A U.K judge proposed making knives less sharp as a way to cut down knife violence.
A judge has proposed a nationwide programme to file down the points of kitchen knives as a solution to the country’s soaring knife crime epidemic.
Last week in his valedictory address, retiring Luton Crown Court Judge Nic Madge spoke of his concern that carrying a knife had become routine in some circles and called on the Government to ban the sale of large pointed kitchen knives.
Here is what he said
Judge Madge told the assembled judges, barristers and court staff: “These offences often seem motiveless – one boy was stabbed because he had an argument a couple of years before at his junior school.”

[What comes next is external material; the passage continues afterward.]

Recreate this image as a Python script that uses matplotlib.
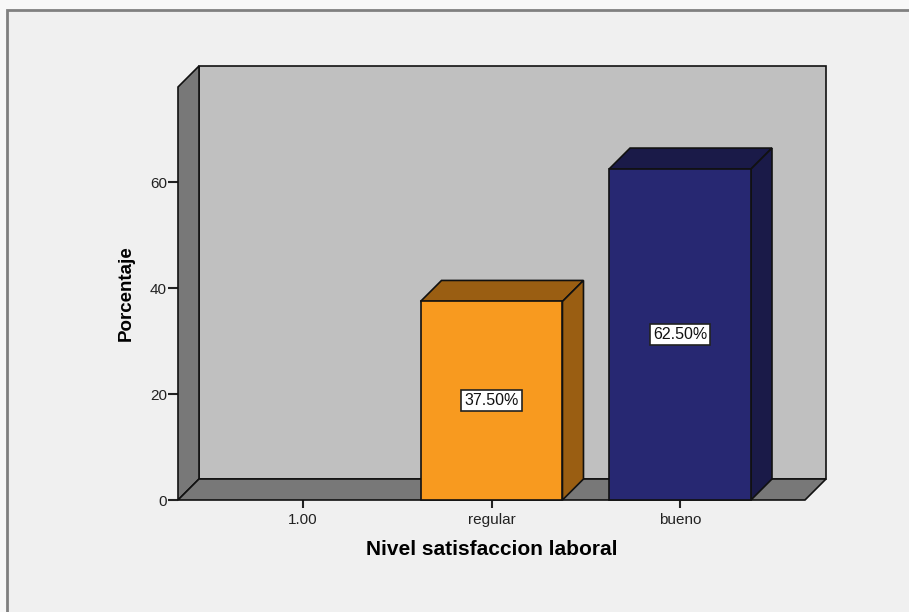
import matplotlib.pyplot as plt
from matplotlib.patches import Polygon, Rectangle

plt.rcParams['font.family'] = ['Liberation Sans', 'DejaVu Sans']

categories = ['1.00', 'regular', 'bueno']
percentages = [0.0, 37.5, 62.5]
y_ticks = [0, 20, 40, 60]

front_colors = ['#c0c0c0', '#f89a1f', '#272872']
shade_colors = ['#7a7a7a', '#9a5e12', '#1a1a48']

W, H = 909, 612
fig = plt.figure(figsize=(W / 100, H / 100), dpi=100, facecolor='#f8f8f8')

# marco de la ventana
fig.patches.append(Rectangle((7.5 / W, -0.1), 1.2, 1 - 9.5 / H + 0.1,
                             transform=fig.transFigure, facecolor='#f0f0f0',
                             edgecolor='#808080', lw=2, zorder=-10))

# plano frontal de los ejes (pixeles de la imagen)
left, right, bottom, top = 178, 805, 500, 87
ax = fig.add_axes([left / W, (H - bottom) / H, (right - left) / W, (bottom - top) / H])
ax.set_zorder(1)
ax.patch.set_visible(False)

x0, x1 = -0.663, 2.663
y0, y1 = 0, 78
ax.set_xlim(x0, x1)
ax.set_ylim(y0, y1)
for s in ax.spines.values():
    s.set_visible(False)

# profundidad 3D en unidades de datos (21 px)
depth_px = 21
DX = depth_px * (x1 - x0) / (right - left)
DY = depth_px * (y1 - y0) / (bottom - top)

edge = dict(edgecolor='#111111', lw=1.2, clip_on=False)

# pared de fondo, pared izquierda y piso
ax.add_patch(Rectangle((x0 + DX, y0 + DY), x1 - x0, y1 - y0,
                       facecolor='#c0c0c0', zorder=1, **edge))
ax.add_patch(Polygon([(x0, y0), (x0, y1), (x0 + DX, y1 + DY), (x0 + DX, y0 + DY)],
                     facecolor='#787878', zorder=2, **edge))
ax.add_patch(Polygon([(x0, y0), (x1, y0), (x1 + DX, y0 + DY), (x0 + DX, y0 + DY)],
                     facecolor='#787878', zorder=2, **edge))

bar_w = 0.753
for i, v in enumerate(percentages):
    if v <= 0:
        continue
    a, b = i - bar_w / 2, i + bar_w / 2
    ax.add_patch(Polygon([(a, v), (b, v), (b + DX, v + DY), (a + DX, v + DY)],
                         facecolor=shade_colors[i], zorder=3, **edge))
    ax.add_patch(Polygon([(b, 0), (b, v), (b + DX, v + DY), (b + DX, DY)],
                         facecolor=shade_colors[i], zorder=3, **edge))
    ax.add_patch(Rectangle((a, 0), bar_w, v, facecolor=front_colors[i],
                           zorder=4, **edge))
    ax.text(i, v / 2, f'{v:.2f}%', ha='center', va='center', fontsize=11.5,
            color='#111111', zorder=5,
            bbox=dict(boxstyle='square,pad=0.18', facecolor='white',
                      edgecolor='#222222', lw=1.2))

ax.set_xticks(range(len(categories)))
ax.set_xticklabels(categories)
ax.set_yticks(y_ticks)
ax.tick_params(axis='y', length=7, width=1.5, color='#222222',
               labelsize=11, labelcolor='#222222', pad=1)
ax.tick_params(axis='x', length=5.5, width=1.5, color='#222222',
               labelsize=11, labelcolor='#222222', pad=4)

ax.set_xlabel('Nivel satisfaccion laboral', fontsize=15, fontweight='bold',
              labelpad=9)
ax.set_ylabel('Porcentaje', fontsize=13.5, fontweight='bold', labelpad=11)

fig.savefig('out.png', dpi=100, facecolor=fig.get_facecolor())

He said laws designed to reduce the availability of weapons to young would-be offenders had had “almost no effect”, since the vast majority had merely taken knives from a cutlery drawer.
He said: “A few of the blades carried by youths are so called ‘Rambo knives’ or samurai swords. They though are a very small minority.
“The reason why these measures have little effect is that the vast majority of knives carried by youths are ordinary kitchen knives. Every kitchen contains lethal knives which are potential murder weapons.
“Accordingly, it is very easy for any youth who wants to obtain a knife to take it from the kitchen drawer in his home or in the home of one of his friends.”
As a result – said the judge – the most common knife a youth will take out is eight to ten inches, long and pointed, from his mother’s cutlery tray.
He asked: “But why we do need eight-inch or ten-inch kitchen knives with points?
“Butchers and fishmongers do, but how often, if at all, does a domestic chef use the point of an eight-inch or ten-inch knife? Rarely, if at all.”
“Acknowledging that any blade could cause injury, the judge pointed out “slash wounds are rarely fatal.”
So, he said: “I would urge all those with any role in relation to knives – manufacturers, shops, the police, local authorities, the government – to consider preventing the sale of long pointed knives, except in rare, defined, circumstances, and replacing such knives with rounded ends.
“It might even be that the police could organise a programme whereby the owners of kitchen knives, which have been properly and lawfully bought for culinary purposes, could be taken somewhere to be modified, with the points being ground down into rounded ends,” he said.